_The problem_. Some lines in the records below may hold the word "that"; give the number of those lines and nothing else.

_Data for the task_.
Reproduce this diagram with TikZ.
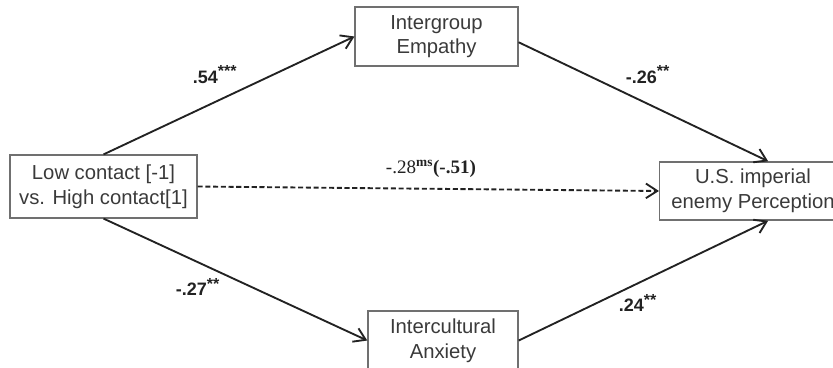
\documentclass[tikz,border=0pt]{standalone}
\usepackage{fontspec}
\setmainfont{Liberation Sans}
\newfontfamily\serifnum{Liberation Serif}
\usetikzlibrary{arrows.meta}
\definecolor{boxline}{HTML}{707070}
\definecolor{boxtext}{HTML}{3A3A3A}
\definecolor{pathline}{HTML}{222222}
\begin{document}
\begin{tikzpicture}
[x=0.75pt,y=-0.75pt,
 varbox/.style={draw=boxline,line width=1.1pt,text=boxtext,align=center,
   inner sep=0pt,font=\fontsize{15.2}{18.5}\selectfont},
 path/.style={draw=pathline,line width=1.4pt,
   -{Straight Barb[length=8.5pt,width=11pt,line width=1.4pt]}},
 coef/.style={text=pathline,font=\fontsize{13.5}{15}\selectfont\bfseries}]
\clip (0,0) rectangle (833,368);
\node[varbox,minimum width=140pt,minimum height=47pt] (lc) at (103.5,186.5)
  {Low contact [-1]\\vs. High contact[1]};
\node[varbox,minimum width=122pt,minimum height=44pt] (ie) at (436.5,36.5)
  {Intergroup\\Empathy};
\node[varbox,minimum width=112.5pt,minimum height=44pt] (ia) at (443,340.5)
  {Intercultural\\Anxiety};
\node[varbox,minimum width=140pt,minimum height=43.5pt] (us) at (753,191)
  {U.S. imperial\\enemy Perception};
% paths
\draw[path] (lc.north) -- (ie.west);
\draw[path] (ie.-4) -- (us.63);
\draw[path] (lc.south) -- (ia.west);
\draw[path] (ia.east) -- (us.-63);
\draw[path,dash pattern=on 3.8pt off 2pt] (lc.east) -- (us.west);
% coefficients
\node[coef] (c1) at (215,75) {.54\textsuperscript{\large***}};
\node[coef] (c2) at (648,75) {-.26\textsuperscript{\large**}};
\node[coef] (c3) at (198,287) {-.27\textsuperscript{\large**}};
\node[coef] (c4) at (638,303) {.24\textsuperscript{\large**}};
\node[text=pathline,font=\serifnum\fontsize{14.3}{16}\selectfont] (c5) at (431,169)
  {-.28\textsuperscript{\bfseries ms}\textbf{(-.51)}};
\end{tikzpicture}
\end{document}
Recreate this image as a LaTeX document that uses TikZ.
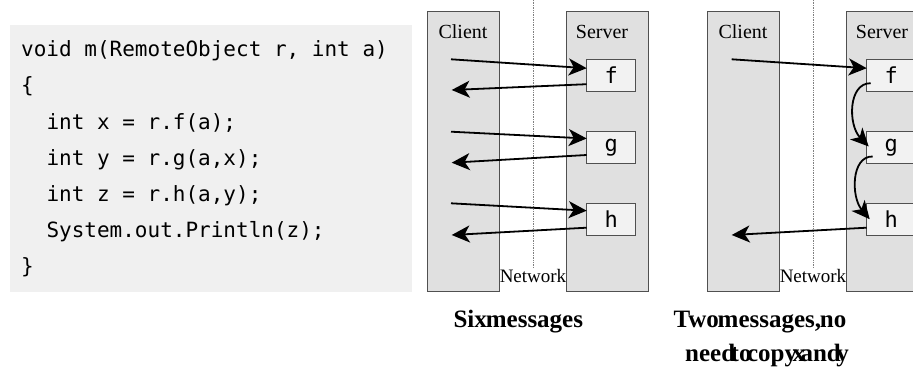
\documentclass[tikz,border=0pt]{standalone}
\usepackage{fontspec}
\setmainfont{Liberation Serif}
\newfontfamily\codefont{DejaVu Sans Mono}
\usetikzlibrary{arrows.meta,calc}
\definecolor{codebg}{HTML}{F0F0F0}
\definecolor{panelbg}{HTML}{E0E0E0}
\definecolor{fbg}{HTML}{F2F2F2}
\definecolor{edgegray}{HTML}{505050}
\tikzset{
  codebox/.style={fill=codebg, draw=none, minimum width=402pt, minimum height=267pt, inner sep=0pt, outer sep=0pt},
  codeline/.style={anchor=base west, inner sep=0pt, font=\codefont\fontsize{21}{25}\selectfont},
  panel/.style={fill=panelbg, draw=edgegray, line width=1.2pt, minimum height=280pt, inner sep=0pt, outer sep=0pt},
  fnbox/.style={fill=fbg, draw=edgegray, line width=1pt, minimum width=49pt, minimum height=31.7pt, inner sep=0pt, outer sep=0pt, font=\codefont\fontsize{22}{26}\selectfont},
  plabel/.style={anchor=base, inner sep=0pt, font=\fontsize{20}{24}\selectfont},
  netlabel/.style={anchor=base, inner sep=0pt, font=\fontsize{19}{22}\selectfont},
  netline/.style={gray, densely dotted, line width=0.7pt},
  msg/.style={line width=1.8pt, -{Stealth[length=18pt,width=17pt,inset=5pt]}},
  capt/.style={anchor=base west, inner sep=0pt, font=\bfseries\fontsize{25}{30}\selectfont}
}
\begin{document}
\begin{tikzpicture}[x=1pt,y=-1pt]
\useasboundingbox (0,0) rectangle (913,369);
\clip (0,0) rectangle (913,369);
% code
\node[codebox] (code) at (211,158.5) {};
\node[codeline] (l1) at (21,56.7) {void m(RemoteObject r, int a)};
\node[codeline] (l2) at (21,92.8) {\{};
\node[codeline] (l3) at (46.3,129) {int x = r.f(a);};
\node[codeline] (l4) at (46.3,165.1) {int y = r.g(a,x);};
\node[codeline] (l5) at (46.3,201.2) {int z = r.h(a,y);};
\node[codeline] (l6) at (46.3,237.4) {System.out.Println(z);};
\node[codeline] (l7) at (21,273.5) {\}};
% left diagram
\node[panel, minimum width=72pt] (cl1) at (463.3,151.7) {};
\node[panel, minimum width=81.6pt] (sv1) at (607.5,151.7) {};
\coordinate (n1top) at (533.3,0);
\coordinate (n1bot) at (533.3,267);
\draw[netline] (n1top) -- (n1bot);
\node[plabel] (cl1t) at (463,38.3) {Client};
\node[plabel] (sv1t) at (602,38.3) {Server};
\node[netlabel] (net1) at (533,282) {Network};
\node[fnbox] (f1) at (611.2,75.2) {f};
\node[fnbox] (g1) at (611.2,147.5) {g};
\node[fnbox] (h1) at (611.2,219.2) {h};
\coordinate (c1) at (451,59.3);
\coordinate (r1) at (451.7,90);
\coordinate (c2) at (451,131.7);
\coordinate (r2) at (451.7,162.7);
\coordinate (c3) at (451,203.3);
\coordinate (r3) at (451.7,235);
\draw[msg] (c1) -- ($(f1.west)+(0,-7)$);
\draw[msg] ($(f1.west)+(0,9)$) -- (r1);
\draw[msg] (c2) -- ($(g1.west)+(0,-9)$);
\draw[msg] ($(g1.west)+(0,7.5)$) -- (r2);
\draw[msg] (c3) -- ($(h1.west)+(0,-8.5)$);
\draw[msg] ($(h1.west)+(0,8.5)$) -- (r3);
% right diagram
\node[panel, minimum width=72pt] (cl2) at (743.3,151.7) {};
\node[panel, minimum width=81.6pt] (sv2) at (887.5,151.7) {};
\coordinate (n2top) at (813.3,0);
\coordinate (n2bot) at (813.3,267);
\draw[netline] (n2top) -- (n2bot);
\node[plabel] (cl2t) at (743,38.3) {Client};
\node[plabel] (sv2t) at (882,38.3) {Server};
\node[netlabel] (net2) at (813,282) {Network};
\node[fnbox] (f2) at (891.2,75.2) {f};
\node[fnbox] (g2) at (891.2,147.5) {g};
\node[fnbox] (h2) at (891.2,219.2) {h};
\coordinate (c4) at (731.7,59.3);
\coordinate (r4) at (731.7,235);
\draw[msg] (c4) -- ($(f2.west)+(0,-7)$);
\draw[msg] ($(h2.west)+(0,8.5)$) -- (r4);
\draw[msg] ($(f2.west)+(4,8)$) .. controls (848,83) and (848,125) .. ($(g2.west)+(2,-1)$);
\draw[msg] ($(g2.west)+(6,9)$) .. controls (851,156) and (851,197) .. ($(h2.west)+(3,0)$);
% captions
\node[capt] (cap1) at (453.3,327.7) {\spaceskip=-1pt\relax Six messages};
\node[capt] (cap2) at (673.3,327.7) {\spaceskip=-1.2pt\relax Two messages, no};
\node[capt] (cap3) at (685,361.7) {\spaceskip=-4.5pt\relax need to copy x and y};
\end{tikzpicture}
\end{document}
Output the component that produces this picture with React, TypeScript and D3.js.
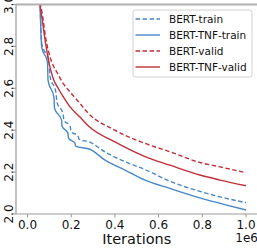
import React from "react";
import * as d3 from "d3";

// iterations in units of 1e6
const bertTrainX = [0.057, 0.066, 0.098, 0.103, 0.130, 0.135, 0.162, 0.167, 0.195, 0.199, 0.231, 0.236, 0.286, 0.355, 0.446, 0.538, 0.652, 0.789, 0.881, 1.0];
const bertTrainY = [3.02, 2.81, 2.733, 2.657, 2.581, 2.533, 2.481, 2.448, 2.419, 2.395, 2.371, 2.357, 2.343, 2.296, 2.250, 2.212, 2.156, 2.108, 2.082, 2.054];

const tnfTrainX = [0.057, 0.065, 0.0915, 0.094, 0.121, 0.1236, 0.156, 0.158, 0.185, 0.188, 0.217, 0.22, 0.286, 0.355, 0.446, 0.538, 0.652, 0.789, 0.881, 1.0];
const tnfTrainY = [3.02, 2.797, 2.724, 2.638, 2.557, 2.505, 2.448, 2.419, 2.386, 2.362, 2.338, 2.324, 2.309, 2.257, 2.21, 2.162, 2.122, 2.077, 2.051, 2.019];

const bertValidX = [0.057, 0.062, 0.072, 0.080, 0.095, 0.111, 0.134, 0.164, 0.195, 0.240, 0.278, 0.40, 0.538, 0.652, 0.789, 0.881, 1.0];
const bertValidY = [3.01, 2.987, 2.924, 2.862, 2.781, 2.725, 2.678, 2.622, 2.582, 2.528, 2.481, 2.40, 2.337, 2.297, 2.246, 2.225, 2.197];

const tnfValidX = [0.055, 0.068, 0.076, 0.088, 0.103, 0.118, 0.141, 0.164, 0.195, 0.240, 0.283, 0.40, 0.538, 0.652, 0.789, 0.881, 1.0];
const tnfValidY = [3.01, 2.924, 2.862, 2.781, 2.701, 2.646, 2.599, 2.559, 2.511, 2.463, 2.416, 2.344, 2.274, 2.233, 2.186, 2.162, 2.135];

const seriesNames = ["BERT-train", "BERT-TNF-train", "BERT-valid", "BERT-TNF-valid"];
const xTicks = [0.0, 0.2, 0.4, 0.6, 0.8, 1.0];
const yTicks = [2.0, 2.2, 2.4, 2.6, 2.8, 3.0];

const BLUE = "#4a87c7";
const RED = "#c0303a";

export default function App() {
  const W = 257, H = 248;
  const left = 16, top = 4.5, bottom = 214, right = 257;
  const x = d3.scaleLinear().domain([0, 1]).range([27.5, 246]);
  const y = d3.scaleLinear().domain([2, 3]).range([bottom, top]);

  const series = [
    { name: seriesNames[0], xs: bertTrainX, ys: bertTrainY, color: BLUE, dash: "4.5,2.5" },
    { name: seriesNames[1], xs: tnfTrainX, ys: tnfTrainY, color: BLUE, dash: "" },
    { name: seriesNames[2], xs: bertValidX, ys: bertValidY, color: RED, dash: "4.5,2.5" },
    { name: seriesNames[3], xs: tnfValidX, ys: tnfValidY, color: RED, dash: "" },
  ];

  const line = d3
    .line<[number, number]>()
    .x((d) => x(d[0]))
    .y((d) => y(d[1]))
    .curve(d3.curveMonotoneX);

  const font = "DejaVu Sans";
  const spine = "#9a9a9a";

  return (
    <svg
      width={W}
      height={H}
      style={{ position: "absolute", left: 0, top: 0, display: "block" }}
      fontFamily={font}
    >
      <defs>
        <clipPath id="plotclip">
          <rect x={left} y={top} width={right - left} height={bottom - top} />
        </clipPath>
      </defs>
      <rect x={0} y={0} width={W} height={H} fill="#fff" />

      <g clipPath="url(#plotclip)">
        {series.map((s) => (
          <path
            key={s.name}
            d={line(s.xs.map((v, i) => [v, s.ys[i]] as [number, number])) || ""}
            fill="none"
            stroke={s.color}
            strokeWidth={1.4}
            strokeDasharray={s.dash || undefined}
            strokeLinejoin="round"
          />
        ))}
      </g>

      {/* spines */}
      <line x1={left} y1={top} x2={right} y2={top} stroke="#b0b0b0" strokeWidth={1.8} />
      <line x1={left} y1={top} x2={left} y2={bottom} stroke={spine} strokeWidth={1.2} />
      <line x1={left} y1={bottom} x2={right} y2={bottom} stroke={spine} strokeWidth={1.2} />

      {/* x ticks */}
      {xTicks.map((t) => (
        <g key={"x" + t}>
          <line x1={x(t)} x2={x(t)} y1={bottom} y2={bottom + 3.5} stroke={spine} strokeWidth={1} />
          <text x={x(t)} y={229} fontSize={12} textAnchor="middle" fill="#111">
            {t.toFixed(1)}
          </text>
        </g>
      ))}

      {/* y ticks */}
      {yTicks.map((t) => (
        <g key={"y" + t}>
          <line x1={left - 3.5} x2={left} y1={y(t)} y2={y(t)} stroke={spine} strokeWidth={1} />
          <text
            transform={`translate(12.5,${y(t)}) rotate(-90)`}
            fontSize={12}
            textAnchor="middle"
            fill="#111"
          >
            {t.toFixed(1)}
          </text>
        </g>
      ))}

      <text x={(x(0) + x(1)) / 2} y={243.5} fontSize={14.5} textAnchor="middle" fill="#111">
        Iterations
      </text>
      <text x={258} y={242} fontSize={12} textAnchor="end" fill="#111">
        1e6
      </text>

      {/* legend */}
      <rect x={133} y={10} width={119} height={67} rx={2.5} fill="#fff" fillOpacity={0.85} stroke="#d0d0d0" strokeWidth={1} />
      {series.map((s, i) => {
        const cy = 19 + i * 16;
        return (
          <g key={"lg" + s.name}>
            <line x1={135.5} x2={160} y1={cy} y2={cy} stroke={s.color} strokeWidth={1.4} strokeDasharray={s.dash || undefined} />
            <text x={169} y={cy + 3.8} fontSize={10.5} fill="#111">
              {s.name}
            </text>
          </g>
        );
      })}
    </svg>
  );
}
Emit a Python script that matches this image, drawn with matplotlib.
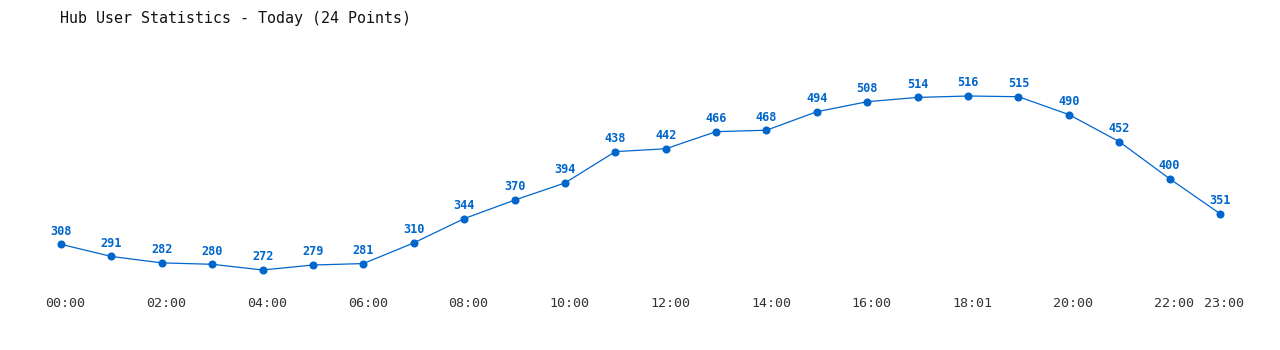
import numpy as np
import matplotlib.pyplot as plt

plt.rcParams['font.family'] = 'DejaVu Sans Mono'
plt.rcParams['figure.facecolor'] = 'white'

title = "Hub User Statistics - Today (24 Points)"
hours = np.arange(24)
users = [308, 291, 282, 280, 272, 279, 281, 310, 344, 370, 394, 438,
         442, 466, 468, 494, 508, 514, 516, 515, 490, 452, 400, 351]
tick_pos = [0, 2, 4, 6, 8, 10, 12, 14, 16, 18, 20, 22, 23]
tick_labels = ["00:00", "02:00", "04:00", "06:00", "08:00", "10:00", "12:00",
               "14:00", "16:00", "18:01", "20:00", "22:00", "23:00"]

blue = '#0066cc'
W, H = 1280, 350
fig = plt.figure(figsize=(W / 100, H / 100), dpi=100)
# axes placed so that points land where the reference has them
ax = fig.add_axes([61 / W, 1 - 270 / H, (1220 - 61) / W, (270 - 96) / H])
ax.set_xlim(0, 23)
ax.set_ylim(min(users), max(users))
ax.axis('off')

ax.plot(hours, users, color=blue, lw=0.9, marker='o', ms=4.8, clip_on=False)
for x, y in zip(hours, users):
    ax.annotate(str(y), (x, y), xytext=(0, 9.5), textcoords='offset points',
                ha='center', va='center', fontsize=8.6, fontweight='bold',
                color=blue)

for x, lab in zip(tick_pos, tick_labels):
    ax.annotate(lab, (x, min(users)), xytext=(3.2, -24), textcoords='offset points',
                ha='center', va='center', fontsize=9.6, color='#333333',
                annotation_clip=False)

fig.text(60 / W, 1 - 18 / H, title, ha='left', va='center', fontsize=10.8,
         color='#111111')

fig.savefig('out.png', dpi=100)
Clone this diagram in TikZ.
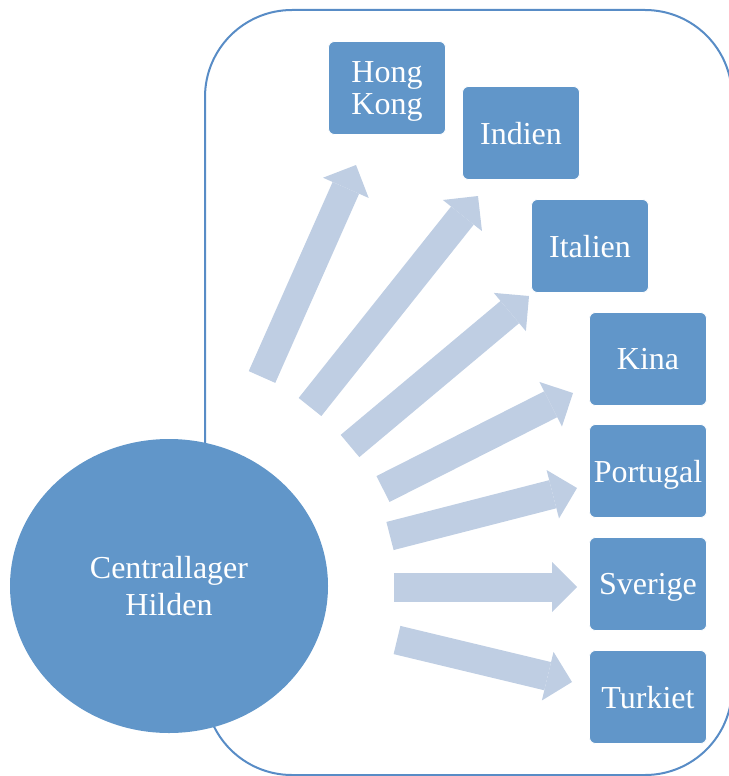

_Response to this task_. 4